A Suite That Separates Your Selves

What defines this room is the separation. The living area and bedroom exist as genuinely distinct spaces — not the token division you get in most suites where a half-wall pretends to create two rooms. Here, you close a door. The living room has a couch you actually sit on, a kitchenette with a microwave, a small fridge, a proper sink. The bedroom has a fireplace. A fireplace, in San Diego. It shouldn't make sense, but the evenings in this part of the county dip cooler than tourists expect, and when you flick it on and the room fills with that low amber glow, you understand that whoever designed this suite was thinking about the hours between ten at night and midnight — the hours most hotels forget.

You live in this suite differently than you live in most hotel rooms. Mornings happen at the kitchenette counter, standing, scrolling, making a second cup. Afternoons pull you to the pools — plural, because there are several, and the one you choose says something about your mood. The main pool hums with families and that particular energy of children who have been promised ice cream if they behave. A quieter option exists for those who want their chlorine contemplative.

Dining on property leans into the resort's commitment to keeping you here — and it works, maybe too well. There are several restaurants, enough variety that the outside world starts to feel like an unnecessary complication. One evening, live music drifts across the terrace, unhurried and warm, and you realize you have not left the grounds in two days. This is either the highest compliment or a gentle warning, depending on your temperament.

You flick on the fireplace and the room fills with amber glow, and you understand that whoever designed this suite was thinking about the hours most hotels forget.

I should note what the Grand Del Mar is not: it is not beachy. It is not barefoot. It sits in the Los Peñasquitos Canyon area, surrounded by a nature preserve, and the architecture channels Addison Mizner's Mediterranean fantasies — terra-cotta, arched colonnades, stone that looks like it has been here for centuries rather than decades. If you come to San Diego expecting flip-flops and fish tacos, this property will confuse you. It operates on a different frequency, one tuned to a kind of formality that feels rare on the West Coast. Some will find that stiff. I found it restful — the pleasure of a place that knows exactly what it is and does not apologize.

The children's programming deserves a mention, not because I used it, but because its existence changes the atmosphere. Families are here — real families, with toddlers in sun hats and teenagers pretending to be bored — but the resort absorbs them. The grounds are large enough, the options varied enough, that the energy never curdles into chaos. Adults get their quiet corners. Kids get their structured adventures. Everyone gets the illusion that the resort was designed specifically for them.

What Stays

What I carry out is not a single moment but a texture — the specific weight of not wanting to leave. That phrase gets thrown around carelessly in travel, but here it is literal. The resort creates a gravity. The suite, the grounds, the way the golf course light shifts from gold to violet in the last hour of the day — it all conspires to make departure feel like a small act of self-sabotage.

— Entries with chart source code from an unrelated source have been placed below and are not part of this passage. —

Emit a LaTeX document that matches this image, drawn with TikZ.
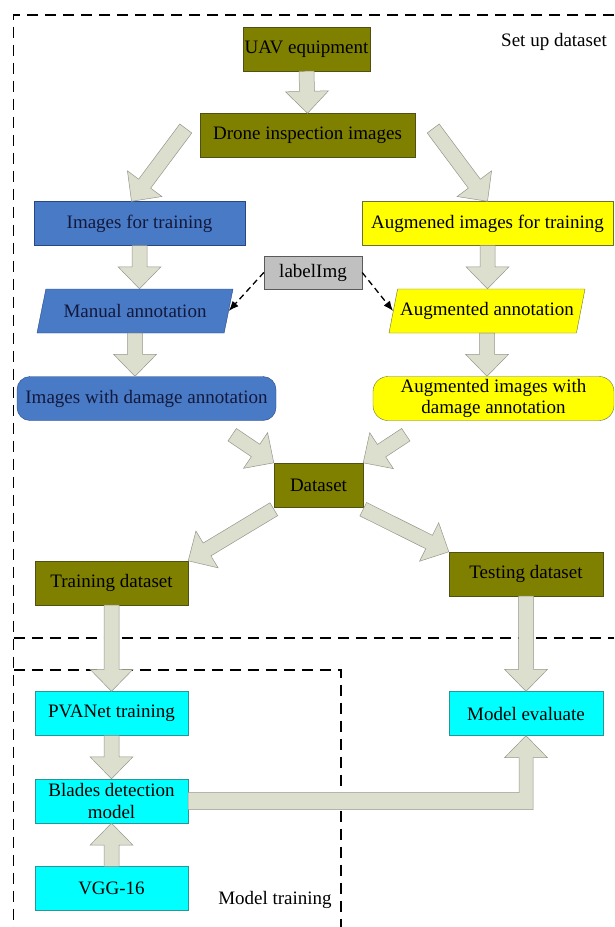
\documentclass[tikz,border=0pt]{standalone}
\usepackage{fontspec}
\setmainfont{Liberation Serif}
\usetikzlibrary{shapes.geometric,
                calc,
                arrows.meta}

\definecolor{oliveFill}{RGB}{128,128,0}
\definecolor{oliveLine}{RGB}{80,80,20}
\definecolor{blueFill}{RGB}{72,122,198}
\definecolor{blueLine}{RGB}{40,70,130}
\definecolor{blueText}{RGB}{20,25,60}
\definecolor{yellowFill}{RGB}{255,255,0}
\definecolor{yellowLine}{RGB}{110,110,60}
\definecolor{cyanFill}{RGB}{0,255,255}
\definecolor{cyanLine}{RGB}{40,150,150}
\definecolor{grayFill}{RGB}{192,192,192}
\definecolor{grayLine}{RGB}{90,90,90}
\definecolor{arrowFill}{RGB}{220,222,206}
\definecolor{arrowLine}{RGB}{150,150,138}

\begin{document}
\begin{tikzpicture}[x=1pt, y=1pt,
box/.style = {draw, inner sep=1pt, minimum height=44,
              font=\fontsize{19}{21.5}\selectfont, align=center},
olive box/.style  = {box, fill=oliveFill, draw=oliveLine},
blue box/.style   = {box, fill=blueFill, draw=blueLine, text=blueText},
yellow box/.style = {box, fill=yellowFill, draw=yellowLine},
cyan box/.style   = {box, fill=cyanFill, draw=cyanLine, minimum width=153},
slanted/.style    = {trapezium, trapezium stretches body,
                     trapezium left angle=60, trapezium right angle=120},
arrowbody/.style  = {draw=arrowLine, fill=arrowFill, line width=0.5pt},
blockarrow/.style = {arrowbody,
    to path={let \p1=($(\tikztotarget)!22pt!(\tikztostart)$) in
      ($(\tikztostart)!7.5pt!90:(\tikztotarget)$)
      -- ($(\p1)!7.5pt!90:(\tikztotarget)$)
      -- ($(\p1)!21.5pt!90:(\tikztotarget)$)
      -- (\tikztotarget)
      -- ($(\p1)!21.5pt!-90:(\tikztotarget)$)
      -- ($(\p1)!7.5pt!-90:(\tikztotarget)$)
      -- ($(\tikztostart)!7.5pt!-90:(\tikztotarget)$) -- cycle}},
dasharrow/.style  = {draw, line width=1.3pt, dash pattern=on 6pt off 4pt,
                     -{Latex[length=10pt,width=8pt]}},
frameline/.style  = {draw, line width=1.5pt, dash pattern=on 11pt off 7pt},
label text/.style = {font=\fontsize{19}{21.5}\selectfont}
                   ]
\useasboundingbox (0,0) rectangle (614,-927);

% dashed frames
\draw[frameline] (614,-15) -- (13.7,-15) -- (13.7,-927);
\draw[frameline] (13.7,-638) -- (614,-638);
\draw[frameline] (13.7,-670) -- (341,-670) -- (341,-927);
\node[label text] (setup) at (554,-42) {Set up dataset};
\node[label text] (train) at (275,-900) {Model training};

% set up dataset
\node[olive box, minimum width=127] (uav) at (306.5,-49) {UAV equipment};
\node[olive box, minimum width=215] (drone) at (307.5,-135.5) {Drone inspection images};
\node[blue box, minimum width=211] (imgtrain) at (139.5,-223.5) {Images for training};
\node[yellow box, minimum width=251] (augtrain) at (487.5,-223.5) {Augmened images for training};
\node[box, fill=grayFill, draw=grayLine, minimum width=98, minimum height=33] (labelimg) at (313,-272.5) {labelImg};
\node[blue box, slanted, minimum width=196] (manual) at (135,-311) {Manual annotation};
\node[yellow box, slanted, trapezium left angle=66, trapezium right angle=114,
      minimum width=196] (augann) at (487,-311) {Augmented annotation};
\node[blue box, rounded corners=13, minimum width=259] (imgdmg) at (146.5,-398.5) {Images with damage annotation};
\node[yellow box, rounded corners=15, minimum width=241, inner sep=1pt] (augdmg) at (493.5,-398.5)
      {Augmented images with\\damage annotation};
\node[olive box, minimum width=89] (dataset) at (318.5,-485) {Dataset};
\node[olive box, minimum width=153] (traindata) at (111.5,-583) {Training dataset};
\node[olive box, minimum width=154] (testdata) at (526,-574) {Testing dataset};

% model training
\node[cyan box] (pvanet) at (111.5,-713.5) {PVANet training};
\node[cyan box, minimum width=154] (evaluate) at (526,-713.5) {Model evaluate};
\node[cyan box] (blades) at (111.5,-801) {Blades detection\\model};
\node[cyan box] (vgg) at (111.5,-888.5) {VGG-16};

% block arrows
\path[blockarrow] (uav.south) to (drone.north);
\path[blockarrow] ($(drone.west)+(-14,7)$) to ($(imgtrain.north)+(-8,0)$);
\path[blockarrow] ($(drone.east)+(18,7)$) to (augtrain.north);
\path[blockarrow] (imgtrain.south) to (imgtrain.south |- manual.north);
\path[blockarrow] (manual.south) to (manual.south |- imgdmg.north);
\path[blockarrow] (augtrain.south) to (augtrain.south |- augann.north);
\path[blockarrow] (augann.south) to (augann.south |- augdmg.north);
\path[blockarrow] ($(imgdmg.south east)+(-44,-14)$) to (dataset.north west);
\path[blockarrow] ($(augdmg.south west)+(33,-14)$) to (dataset.north east);
\path[blockarrow] ($(dataset.south west)+(0,-2)$) to (traindata.north east);
\path[blockarrow] ($(dataset.south east)+(0,-2)$) to (testdata.north west);
\path[blockarrow] (traindata.south) to (pvanet.north);
\path[blockarrow] (testdata.south) to (evaluate.north);
\path[blockarrow] (pvanet.south) to (blades.north);
\path[blockarrow] (vgg.north) to (blades.south);
\draw[arrowbody] ($(blades.east)+(0,8.5)$) -- ($(blades.east -| evaluate.south)+(-7,8.5)$)
  -- ($(evaluate.south)+(-7,-22)$) -- ($(evaluate.south)+(-21.5,-22)$) -- (evaluate.south)
  -- ($(evaluate.south)+(21.5,-22)$) -- ($(evaluate.south)+(7,-22)$)
  -- ($(blades.east -| evaluate.south)+(7,-8.5)$) -- ($(blades.east)+(0,-8.5)$) -- cycle;

% labelImg
\draw[dasharrow] (labelimg.west) -- (manual.east);
\draw[dasharrow] (labelimg.east) -- (augann.west);

\end{tikzpicture}
\end{document}
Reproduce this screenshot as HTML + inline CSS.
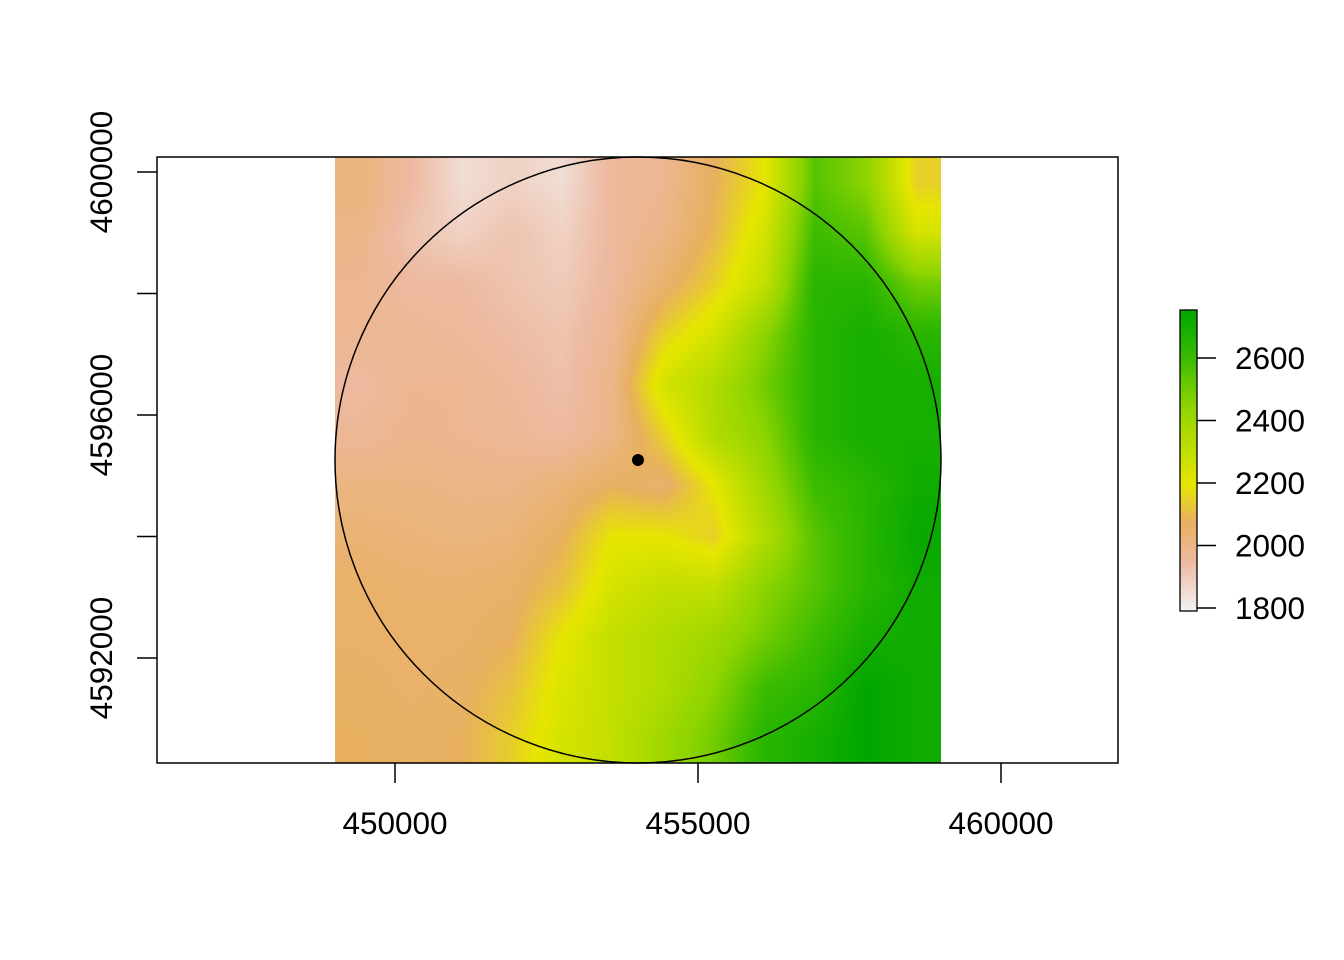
<!DOCTYPE html>
<html><head><meta charset="utf-8"><style>
body{margin:0;background:#fff;}
svg text{font-family:"Liberation Sans",sans-serif;font-size:31.5px;fill:#000;}
#rc{position:absolute;left:335px;top:157px;}
</style></head><body>
<canvas id="rc" width="606" height="606"></canvas>
<svg id="s" width="1344" height="960" style="position:absolute;left:0;top:0">
<defs><linearGradient id="cb" x1="0" y1="1" x2="0" y2="0">
<stop offset="0" stop-color="#F2F2F2"/><stop offset="0.165" stop-color="#EDB9A0"/><stop offset="0.3" stop-color="#E8B060"/><stop offset="0.42" stop-color="#E6E600"/><stop offset="0.68" stop-color="#8ED400"/><stop offset="0.835" stop-color="#3CBC00"/><stop offset="1" stop-color="#00A600"/></linearGradient></defs>
<rect x="157" y="157" width="961" height="606" fill="none" stroke="#000" stroke-width="1.5"/>
<g id="axes"></g>
<circle cx="638" cy="460" r="303" fill="none" stroke="#000" stroke-width="1.5"/>
<circle cx="638" cy="460" r="6" fill="#000"/>
<rect x="1180" y="310" width="17" height="301" fill="url(#cb)" stroke="#000" stroke-width="1.3"/>
</svg>
<script>
const xTicks=[450000,455000,460000];
const yTicks=[4592000,4594000,4596000,4598000,4600000];
const yLabels=[4592000,4596000,4600000];
const cbTicks=[1800,2000,2200,2400,2600];
const elev=[
[2020,1950,1850,1880,1850,1960,1980,2080,2200,2550,2450,2150],
[2000,1920,1880,1920,1880,1960,2000,2100,2250,2600,2550,2250],
[1980,1950,1950,1920,1900,1960,2050,2150,2300,2650,2650,2500],
[1980,1970,1960,1940,1920,1980,2150,2250,2450,2650,2700,2650],
[1950,1980,1980,1960,1930,2000,2250,2350,2500,2650,2700,2700],
[1970,1990,1980,1970,1950,2000,2150,2350,2450,2650,2700,2700],
[2010,2010,2000,2000,2030,2080,2050,2200,2400,2600,2650,2720],
[2040,2030,2020,2030,2080,2200,2200,2150,2350,2550,2650,2740],
[2060,2050,2050,2060,2120,2250,2300,2300,2450,2550,2650,2720],
[2060,2060,2060,2080,2200,2300,2350,2400,2500,2600,2700,2720],
[2070,2060,2070,2120,2230,2300,2350,2450,2600,2650,2760,2720],
[2080,2070,2080,2150,2250,2300,2400,2500,2650,2700,2760,2720]];
const xs=v=>395+(v-450000)*303/5000;
const ys=v=>172+(4600000-v)*243/4000;
const cs=v=>608-(v-1800)*62.5/200;
const NS='http://www.w3.org/2000/svg';
const g=document.getElementById('axes');
function mk(t,a,txt){const e=document.createElementNS(NS,t);for(const k in a)e.setAttribute(k,a[k]);if(txt!==undefined)e.textContent=txt;g.appendChild(e);return e;}
xTicks.forEach(v=>{const x=xs(v);
const l=mk('line',{x1:x,x2:x,y1:763,y2:783,stroke:'#000','stroke-width':1.5});


const t=mk('text',{x:x,y:834,'text-anchor':'middle'},v);

});
yTicks.forEach(v=>{const y=ys(v);
const l=mk('line',{x1:137,x2:157,y1:y,y2:y,stroke:'#000','stroke-width':1.5});

});
yLabels.forEach(v=>{const y=ys(v);
const t=mk('text',{x:0,y:0,'text-anchor':'middle',transform:`translate(112,${y}) rotate(-90)`},v);

});
cbTicks.forEach(v=>{const y=cs(v);
const l=mk('line',{x1:1197,x2:1216,y1:y,y2:y,stroke:'#000','stroke-width':1.5});


const t=mk('text',{x:1235,y:y+11},v);

});
const stops=[[1790,[242,242,242]],[1950,[237,185,160]],[2080,[232,176,96]],[2200,[230,230,0]],[2450,[142,212,0]],[2600,[60,188,0]],[2760,[0,166,0]]];
function col(v){if(v<=stops[0][0])return stops[0][1];for(let i=1;i<stops.length;i++){if(v<=stops[i][0]){const a=stops[i-1],b=stops[i],t=(v-a[0])/(b[0]-a[0]);return a[1].map((c,k)=>c+(b[1][k]-c)*t);}}return stops[stops.length-1][1];}
const cv=document.getElementById('rc'),ctx=cv.getContext('2d'),W=606,n=elev.length,m=elev[0].length;
const img=ctx.createImageData(W,W);
for(let py=0;py<W;py++){let fy=py/W*n-0.5;fy=Math.max(0,Math.min(n-1.0001,fy));const r=Math.floor(fy),ty=fy-r;
for(let px=0;px<W;px++){let fx=px/W*m-0.5;fx=Math.max(0,Math.min(m-1.0001,fx));const c=Math.floor(fx),tx=fx-c;
const v=(elev[r][c]*(1-tx)+elev[r][c+1]*tx)*(1-ty)+(elev[r+1][c]*(1-tx)+elev[r+1][c+1]*tx)*ty;
const k=col(v),i=(py*W+px)*4;img.data[i]=k[0];img.data[i+1]=k[1];img.data[i+2]=k[2];img.data[i+3]=255;}}
ctx.putImageData(img,0,0);
</script>
</body></html>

This is for the traveler who wants San Diego without the sand in everything — the one who wants a resort that behaves like an estate, where the luxury is spatial and unhurried. It is not for anyone chasing the city's surf culture or downtown energy. You come here to disappear for a few days, and the Grand Del Mar makes disappearing feel like the most sophisticated thing you have ever done.

Suites start around 600 US$ a night, and what that buys you is not a room but a reluctance — the particular, physical reluctance to zip your suitcase and walk back through those Mediterranean arches toward whatever you left behind.

The fireplace is off. The balcony doors are closed. But you can still hear the quiet — that specific, thick-walled quiet — for days after.